With salmons stocks down, more anglers have been going after halibut. The result is that sport fishermen have caught 300,000 pounds more than the limit set in the total allowable catch.
At the start of the season, the TAC for sport anglers was set at just over one million pounds. Through a one-season arrangement, the DFO then awarded an additional 150,000 pounds to the sport fleet, by in effect leasing allocation from the commercial TAC.
But even that bumped-up share wasn't enough, as sport anglers have now caught 1.45 million pounds of halibut.
The Sport Fishing Institute estimates that if recreational anglers were allowed to keep fishing they would catch only about 10,000 pounds of halibut over the next two months, less than what the commercial fleet took in a 24-hour period last week.
So shutting the sport fishery makes no sense from a conservation standpoint, the institute argues.
But it's more complicated than that.

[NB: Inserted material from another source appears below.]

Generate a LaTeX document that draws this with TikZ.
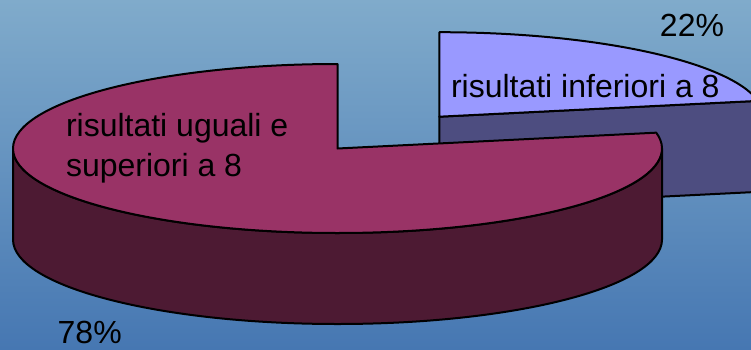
\documentclass[tikz,border=0pt]{standalone}
\usepackage{fontspec}
\setmainfont{Liberation Sans}
\definecolor{bgtop}{HTML}{80ABCB}
\definecolor{bgbot}{HTML}{4677B2}
\definecolor{hightop}{HTML}{993366}
\definecolor{highside}{HTML}{4D1A33}
\definecolor{lowtop}{HTML}{9999FF}
\definecolor{lowside}{HTML}{4D4D80}
\begin{document}
\begin{tikzpicture}[x=1pt, y=1pt, line width=2pt, line join=round,
      rad/.style={x radius=324.5, y radius=84.5},
      lbl/.style={inner sep=0pt, font=\fontsize{32}{40}\selectfont, anchor=base west}]
      \shade[top color=bgtop, bottom color=bgbot] (0,0) rectangle (751,349);
      \useasboundingbox (0,0) rectangle (751,349);
      \clip (0,0) rectangle (751,349);
      \coordinate (HC) at (337.5,200.5);
      \coordinate (LC) at (439.3,232.3);
      \draw[fill=lowside] (LC) -- ++(10.8:324.5 and 84.5) -- ++(0,-91)
         -- ++(190.8:324.5 and 84.5) -- cycle;
      \draw[fill=lowtop] (LC) -- ++(10.8:324.5 and 84.5)
         arc[rad, start angle=10.8, end angle=90] -- cycle;
      \draw[fill=highside] (HC) ++(-324.5,0) arc[rad, start angle=180, end angle=360]
         -- ++(0,-91) arc[rad, start angle=360, end angle=180] -- cycle;
      \draw[fill=hightop] (HC) -- ++(0,84.5)
         arc[rad, start angle=90, end angle=370.8] -- cycle;
      \node (LowPct) [lbl, anchor=base] at (692,312.3) {
         22\%
      };
      \node (Low) [lbl] at (450,251.7) {
         risultati inferiori a 8
      };
      \node (High) [lbl, align=left] at (65,173) {
         risultati uguali e\\superiori a 8
      };
      \node (HighPct) [lbl] at (56.7,6) {
         78\%
      };
\end{tikzpicture}
\end{document}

Among the things the government has to consider is what federal officials report when they sit down to a joint Canada-U.S. panel that manages halibut stocks.
Because halibut range across B.C.'s borders with both Alaska and Washington, the fishery is managed co-operatively, with TACs set in Canada and the United States each season for sport and commercial sectors.
Each country expects the other to stick to its TAC and is held accountable at the annual meetings.
"Well, if we were to say to anybody 'you're over quota but we're not going to close you because you're not going to take very much more,' you know, that's a bit of a difficult argument. We need to respond responsibly when the fishing plan is not functioning as it was intended to," Ms. Farlinger said.
She added that halibut stocks are in decline and that is added incentive to stay as close to the TAC as possible.
Given all that, it seems the DFO had little choice but to close the sport fishery for halibut.
And the worst may be yet to come for sport anglers. In the past, when the commercial fleet has exceeded its TAC, the DFO has deducted an equal amount from the catch allocated the next season.
That means next year sport anglers could see the one-million-pound TAC cut substantially. And if they keep fishing halibut with the same intensity as they did this year, the season could end much sooner.